An international team of scientists has reconstructed the strength of the Atlantic Meridional Overturning Circulation (AMOC) over the past 12,000 years, finding it remained stable for much of that period despite natural fluctuations.
The AMOC is a key part of the global deep-ocean system that moves heat and freshwater between the hemispheres, shaping weather, ocean conditions and climate. It includes the Gulf Stream, which helps drive Europe’s climate by transporting heat from the tropics to higher latitudes.
Researchers from Heidelberg University and the University of Bern, working with colleagues in Germany and Brazil, used geochemical measurements of thorium and protactinium taken from North Atlantic seabed sediments to reconstruct large-scale circulation patterns during the Holocene, the relatively mild epoch that began after the last Ice Age. The ratio of these rare radioactive isotopes acts as a long-term record of ocean circulation strength.

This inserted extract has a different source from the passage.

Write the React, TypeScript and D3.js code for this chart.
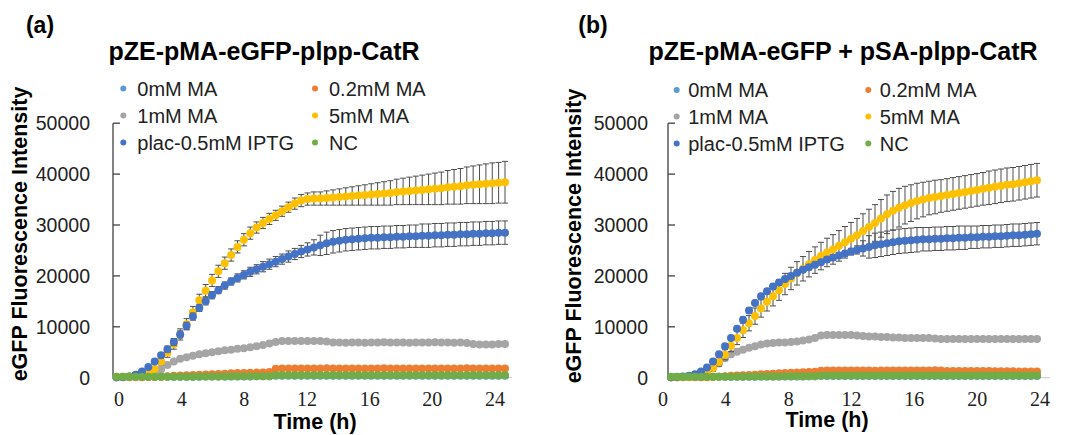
import React from "react";
import * as d3 from "d3";

// sampling times (h)
const times = [
  0, 0.4, 0.8, 1.2, 1.6, 2.0, 2.4, 2.8, 3.2, 3.6,
  4.0, 4.4, 4.8, 5.2, 5.6, 6.0, 6.4, 6.8, 7.2, 7.6,
  8.0, 8.4, 8.8, 9.2, 9.6, 10.0, 10.4, 10.8, 11.2, 11.6,
  12.0, 12.4, 12.8, 13.2, 13.6, 14.0, 14.4, 14.8, 15.2, 15.6,
  16.0, 16.4, 16.8, 17.2, 17.6, 18.0, 18.4, 18.8, 19.2, 19.6,
  20.0, 20.4, 20.8, 21.2, 21.6, 22.0, 22.4, 22.8, 23.2, 23.6,
  24.0, 24.4,
];

const seriesNames = ["0mM MA", "0.2mM MA", "1mM MA", "5mM MA", "plac-0.5mM IPTG", "NC"];
const seriesColors = ["#5B9BD5", "#ED7D31", "#A5A5A5", "#FFC000", "#4472C4", "#70AD47"];
const yTicks = [0, 10000, 20000, 30000, 40000, 50000];
const xTicks = [0, 4, 8, 12, 16, 20, 24];

// ---- panel (a) pZE-pMA-eGFP-plpp-CatR
const zeroA = [
  150, 150, 150, 150, 150, 200, 200, 200, 200, 200,
  200, 200, 200, 200, 250, 250, 250, 250, 250, 250,
  250, 250, 300, 300, 300, 400, 400, 400, 400, 400,
  400, 400, 400, 400, 400, 400, 400, 400, 400, 400,
  400, 400, 400, 400, 400, 400, 400, 400, 400, 400,
  400, 400, 400, 400, 400, 400, 400, 400, 400, 400,
  400, 400,
];
const orangeA = [
  100, 100, 100, 100, 100, 150, 150, 200, 300, 400,
  450, 500, 550, 600, 650, 700, 750, 800, 850, 900,
  900, 950, 1000, 1000, 1100, 1750, 1800, 1800, 1800, 1800,
  1800, 1800, 1800, 1850, 1800, 1800, 1800, 1800, 1800, 1800,
  1800, 1800, 1850, 1800, 1800, 1800, 1800, 1800, 1800, 1800,
  1800, 1800, 1800, 1800, 1800, 1850, 1800, 1800, 1800, 1800,
  1800, 1800,
];
const grayA = [
  100, 100, 150, 200, 300, 500, 900, 1600, 2500, 3200,
  3700, 4000, 4300, 4600, 4800, 5000, 5200, 5400, 5500, 5700,
  5800, 6000, 6200, 6400, 6700, 7000, 7200, 7200, 7200, 7200,
  7200, 7200, 7200, 7100, 6900, 6900, 6850, 6900, 6900, 6850,
  6900, 6900, 6950, 6900, 6900, 6900, 6850, 6900, 6900, 6900,
  6950, 6900, 6900, 6850, 6900, 6800, 6600, 6500, 6500, 6500,
  6600, 6600,
];
const yellowA = [
  200, 200, 250, 300, 450, 800, 1700, 3200, 4900, 6600,
  8500, 10500, 12800, 15200, 17100, 19100, 20900, 22500, 24100, 25700,
  27100, 28400, 29500, 30400, 31200, 31900, 32700, 33500, 34200, 34800,
  35100, 35200, 35200, 35300, 35400, 35500, 35600, 35700, 35800, 35900,
  36000, 36100, 36200, 36300, 36500, 36600, 36700, 36800, 36900, 37000,
  37100, 37200, 37400, 37500, 37600, 37800, 37900, 38000, 38100, 38200,
  38300, 38400,
];
const yellowErrA = [
  100, 100, 100, 150, 200, 300, 500, 700, 900, 1000,
  1100, 1100, 1200, 1200, 1200, 1200, 1200, 1200, 1200, 1200,
  1200, 1200, 1100, 1100, 1100, 1000, 1000, 1000, 1100, 1200,
  1200, 1300, 1300, 1400, 1500, 1600, 1700, 1800, 1900, 2000,
  2100, 2200, 2300, 2400, 2500, 2600, 2700, 2800, 2900, 3000,
  3100, 3200, 3300, 3400, 3500, 3600, 3700, 3800, 3900, 4000,
  4000, 4100,
];
const blueA = [
  100, 150, 250, 600, 1200, 2100, 3200, 4400, 5600, 7000,
  8500, 10200, 12000, 13700, 15000, 16200, 17200, 18100, 18900, 19600,
  20200, 20800, 21300, 21800, 22300, 22800, 23300, 23800, 24300, 24800,
  25200, 25600, 26000, 26400, 26700, 26900, 27100, 27200, 27300, 27400,
  27500, 27500, 27600, 27600, 27700, 27700, 27800, 27800, 27900, 27900,
  28000, 28000, 28100, 28100, 28200, 28200, 28300, 28300, 28400, 28400,
  28500, 28500,
];
const blueErrA = [
  100, 100, 100, 150, 200, 300, 400, 500, 600, 700,
  700, 700, 700, 700, 700, 700, 700, 700, 700, 800,
  800, 900, 900, 1000, 1000, 1000, 1000, 1100, 1100, 1200,
  1300, 1500, 2000, 2200, 2200, 2200, 2200, 2200, 2200, 2200,
  2200, 2200, 2200, 2200, 2200, 2200, 2200, 2200, 2300, 2300,
  2300, 2300, 2300, 2300, 2300, 2300, 2300, 2300, 2300, 2300,
  2300, 2300,
];
const greenA = [
  200, 200, 200, 200, 200, 200, 200, 200, 200, 200,
  200, 200, 200, 250, 250, 250, 250, 250, 300, 300,
  300, 300, 300, 300, 300, 500, 500, 500, 500, 500,
  500, 500, 500, 500, 500, 500, 500, 500, 500, 500,
  500, 500, 500, 500, 500, 500, 500, 500, 500, 500,
  500, 500, 500, 500, 500, 500, 500, 500, 500, 500,
  500, 500,
];

// ---- panel (b) pZE-pMA-eGFP + pSA-plpp-CatR
const zeroB = [
  150, 150, 150, 150, 150, 150, 200, 200, 200, 200,
  200, 200, 200, 200, 200, 250, 250, 250, 250, 250,
  250, 250, 250, 300, 300, 350, 350, 350, 350, 350,
  350, 350, 350, 350, 350, 350, 350, 350, 350, 350,
  350, 350, 350, 350, 350, 350, 350, 350, 350, 350,
  350, 350, 350, 350, 350, 350, 350, 350, 350, 350,
  350, 350,
];
const orangeB = [
  100, 100, 100, 100, 100, 100, 100, 150, 200, 300,
  400, 450, 500, 550, 600, 700, 750, 800, 850, 900,
  950, 1000, 1050, 1100, 1150, 1350, 1400, 1400, 1400, 1400,
  1400, 1400, 1400, 1400, 1350, 1400, 1400, 1400, 1400, 1400,
  1400, 1400, 1400, 1400, 1450, 1400, 1300, 1300, 1300, 1300,
  1300, 1300, 1300, 1300, 1250, 1250, 1250, 1250, 1200, 1200,
  1200, 1200,
];
const grayB = [
  100, 100, 150, 200, 250, 400, 1000, 1900, 2800, 3800,
  4600, 5100, 5500, 5900, 6200, 6500, 6700, 6800, 6900, 6900,
  7000, 7100, 7300, 7500, 7800, 8300, 8400, 8400, 8400, 8400,
  8400, 8300, 8200, 8100, 8100, 8000, 8000, 7900, 7900, 7800,
  7800, 7800, 7800, 7800, 7700, 7600, 7600, 7600, 7600, 7600,
  7600, 7600, 7600, 7600, 7600, 7600, 7600, 7600, 7600, 7600,
  7600, 7600,
];
const yellowB = [
  100, 100, 150, 200, 300, 500, 1000, 1900, 3100, 4500,
  6300, 7800, 9300, 10700, 12100, 13600, 14900, 16000, 17200, 18400,
  19500, 20500, 21400, 22300, 23100, 23900, 24600, 25200, 25900, 26600,
  27300, 28000, 28800, 29600, 30400, 31300, 32100, 32800, 33400, 33900,
  34300, 34700, 35000, 35300, 35500, 35700, 35900, 36100, 36300, 36500,
  36700, 36900, 37100, 37300, 37500, 37700, 37900, 38000, 38200, 38400,
  38600, 38800,
];
const yellowErrB = [
  100, 100, 100, 150, 200, 300, 400, 600, 800, 1000,
  1200, 1300, 1400, 1500, 1600, 1700, 1800, 1900, 2000, 2100,
  2200, 2300, 2400, 2500, 2600, 2700, 2800, 2900, 3000, 3100,
  3200, 3300, 3400, 3500, 3600, 3700, 3800, 3800, 3800, 3700,
  3600, 3500, 3400, 3300, 3300, 3200, 3200, 3200, 3200, 3200,
  3200, 3200, 3200, 3300, 3300, 3300, 3300, 3300, 3300, 3300,
  3300, 3300,
];
const blueB = [
  100, 150, 250, 400, 700, 1200, 2000, 3200, 4600, 6200,
  7800, 9600, 11400, 13200, 14700, 16000, 17000, 17900, 18700, 19400,
  20000, 20600, 21200, 21700, 22200, 22700, 23200, 23600, 24000, 24400,
  24800, 25100, 25400, 25700, 26000, 26200, 26400, 26600, 26800, 26900,
  27000, 27100, 27200, 27200, 27300, 27300, 27400, 27400, 27500, 27500,
  27600, 27600, 27700, 27700, 27800, 27800, 27900, 28000, 28000, 28100,
  28200, 28300,
];
const blueErrB = [
  100, 100, 100, 100, 150, 200, 300, 400, 400, 500,
  500, 500, 500, 500, 500, 500, 500, 500, 500, 500,
  500, 500, 500, 500, 500, 500, 500, 500, 500, 500,
  600, 800, 1500, 2200, 2400, 2400, 2400, 2400, 2400, 2400,
  2400, 2400, 2300, 2300, 2300, 2300, 2300, 2300, 2300, 2300,
  2200, 2200, 2200, 2200, 2200, 2200, 2200, 2200, 2200, 2200,
  2200, 2200,
];
const greenB = [
  200, 200, 200, 200, 200, 200, 200, 200, 200, 200,
  200, 200, 200, 250, 250, 250, 250, 250, 250, 300,
  300, 300, 300, 300, 300, 450, 450, 450, 450, 450,
  450, 450, 450, 450, 450, 450, 450, 450, 450, 450,
  450, 450, 450, 450, 450, 450, 450, 450, 450, 450,
  450, 450, 450, 450, 450, 450, 450, 450, 450, 450,
  450, 450,
];

const sans = "'Liberation Sans', Arial, sans-serif";
const serif = "'Liberation Serif', 'Times New Roman', serif";

const y = d3.scaleLinear().domain([0, 50000]).range([377.7, 123.2]);

const panels = [
  {
    tag: "(a)", tagX: 40, title: "pZE-pMA-eGFP-plpp-CatR", titleX: 264,
    axisX: 113, dataRange: [116.5, 505], labelRange: [119, 495], axisEnd: 512,
    tickLabelX: 90, yTitleX: 27, yTitleY: 234, xTitleX: 315, xTitleY: 429,
    legendX: [123.3, 315], legendDx: 14, legendRows: [88.5, 115.5, 142.5],
    series: [zeroA, orangeA, grayA, yellowA, blueA, greenA],
    errors: [null, null, null, yellowErrA, blueErrA, null],
  },
  {
    tag: "(b)", tagX: 593, title: "pZE-pMA-eGFP + pSA-plpp-CatR", titleX: 843,
    axisX: 668, dataRange: [671, 1037], labelRange: [663, 1040], axisEnd: 1050,
    tickLabelX: 648, yTitleX: 581, yTitleY: 236, xTitleX: 827, xTitleY: 427,
    legendX: [676.7, 868.3], legendDx: 11.5, legendRows: [90, 116.5, 143.5],
    series: [zeroB, orangeB, grayB, yellowB, blueB, greenB],
    errors: [null, null, null, yellowErrB, blueErrB, null],
  },
];

function Panel({ p }: { p: (typeof panels)[number] }) {
  const x = d3.scaleLinear().domain([0, d3.max(times) as number]).range(p.dataRange);
  // hour labels sit on their own scale (text boxes in the source figure)
  const xl = d3.scaleLinear().domain([0, 24]).range(p.labelRange);

  return (
    <g>
      <text x={p.tagX} y={33} textAnchor="middle" fontFamily={sans} fontWeight="bold" fontSize={23}>
        {p.tag}
      </text>
      <text x={p.titleX} y={60} textAnchor="middle" fontFamily={sans} fontWeight="bold" fontSize={25}>
        {p.title}
      </text>

      {/* legend */}
      {seriesNames.map((name, i) => {
        const cx = p.legendX[i % 2];
        const cy = p.legendRows[Math.floor(i / 2)];
        return (
          <g key={name}>
            <circle cx={cx} cy={cy} r={3} fill={seriesColors[i]} />
            <text x={cx + p.legendDx} y={cy + 7} fontFamily={sans} fontSize={20} fill="#222">
              {name}
            </text>
          </g>
        );
      })}

      {/* axes */}
      <line x1={p.axisX} x2={p.axisEnd} y1={y(0)} y2={y(0)} stroke="#c8c8c8" strokeWidth={1} />
      <line x1={p.axisX} x2={p.axisX} y1={y(0)} y2={y(50000)} stroke="#404040" strokeWidth={1.3} />
      {yTicks.map((t) => (
        <g key={t}>
          <line x1={p.axisX} x2={p.axisX + 7} y1={y(t)} y2={y(t)} stroke="#404040" strokeWidth={1.3} />
          <text x={p.tickLabelX} y={y(t)} dy="0.35em" textAnchor="end" fontFamily={sans} fontSize={19.5} fill="#222">
            {t}
          </text>
        </g>
      ))}
      {xTicks.map((t) => (
        <text key={t} x={xl(t)} y={405.5} textAnchor="middle" fontFamily={serif} fontSize={20} fill="#222">
          {t}
        </text>
      ))}
      <text x={p.xTitleX} y={p.xTitleY} textAnchor="middle" fontFamily={sans} fontWeight="bold" fontSize={21.5}>
        Time (h)
      </text>
      <text
        transform={`translate(${p.yTitleX},${p.yTitleY}) rotate(-90)`}
        textAnchor="middle"
        fontFamily={sans}
        fontWeight="bold"
        fontSize={21.5}
      >
        eGFP Fluorescence Intensity
      </text>

      {/* series */}
      {p.series.map((vals, si) => {
        const err = p.errors[si];
        return (
          <g key={si}>
            {err &&
              vals.map((v, i) => {
                const cx = x(times[i]);
                return (
                  <g key={i} stroke="#4d4d4d" strokeWidth={1}>
                    <line x1={cx} x2={cx} y1={y(v - err[i])} y2={y(v + err[i])} />
                    <line x1={cx - 3} x2={cx + 3} y1={y(v + err[i])} y2={y(v + err[i])} />
                    <line x1={cx - 3} x2={cx + 3} y1={y(v - err[i])} y2={y(v - err[i])} />
                  </g>
                );
              })}
            {vals.map((v, i) => (
              <circle key={i} cx={x(times[i])} cy={y(v)} r={4} fill={seriesColors[si]} />
            ))}
          </g>
        );
      })}
    </g>
  );
}

export default function App() {
  return (
    <svg
      width={1071}
      height={435}
      style={{ position: "absolute", left: 0, top: 0, background: "#fff" }}
    >
      {panels.map((p) => (
        <Panel key={p.tag} p={p} />
      ))}
    </svg>
  );
}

Numerical modelling of the data showed that after recovering from Ice Age conditions, the AMOC weakened sharply between 9,200 and 8,000 years ago, likely due to pulses of meltwater from the collapse of the North American ice sheet. By around 6,500 years ago it had stabilised at its present strength of about 18 Sverdrups, with one Sverdrup equal to a billion litres of water per second.
Project leader Dr Jörg Lippold said the results demonstrate long-term stability during the Holocene but warned that climate models project a future slowdown of five to eight Sverdrups by 2100 if greenhouse gas emissions continue to rise. Such a decline would be without precedent in the current warm period and could have serious consequences for global temperature stability and rainfall patterns.
The study, published in Nature Communications, was funded by the German Research Foundation, the European Union and Brazilian research agencies.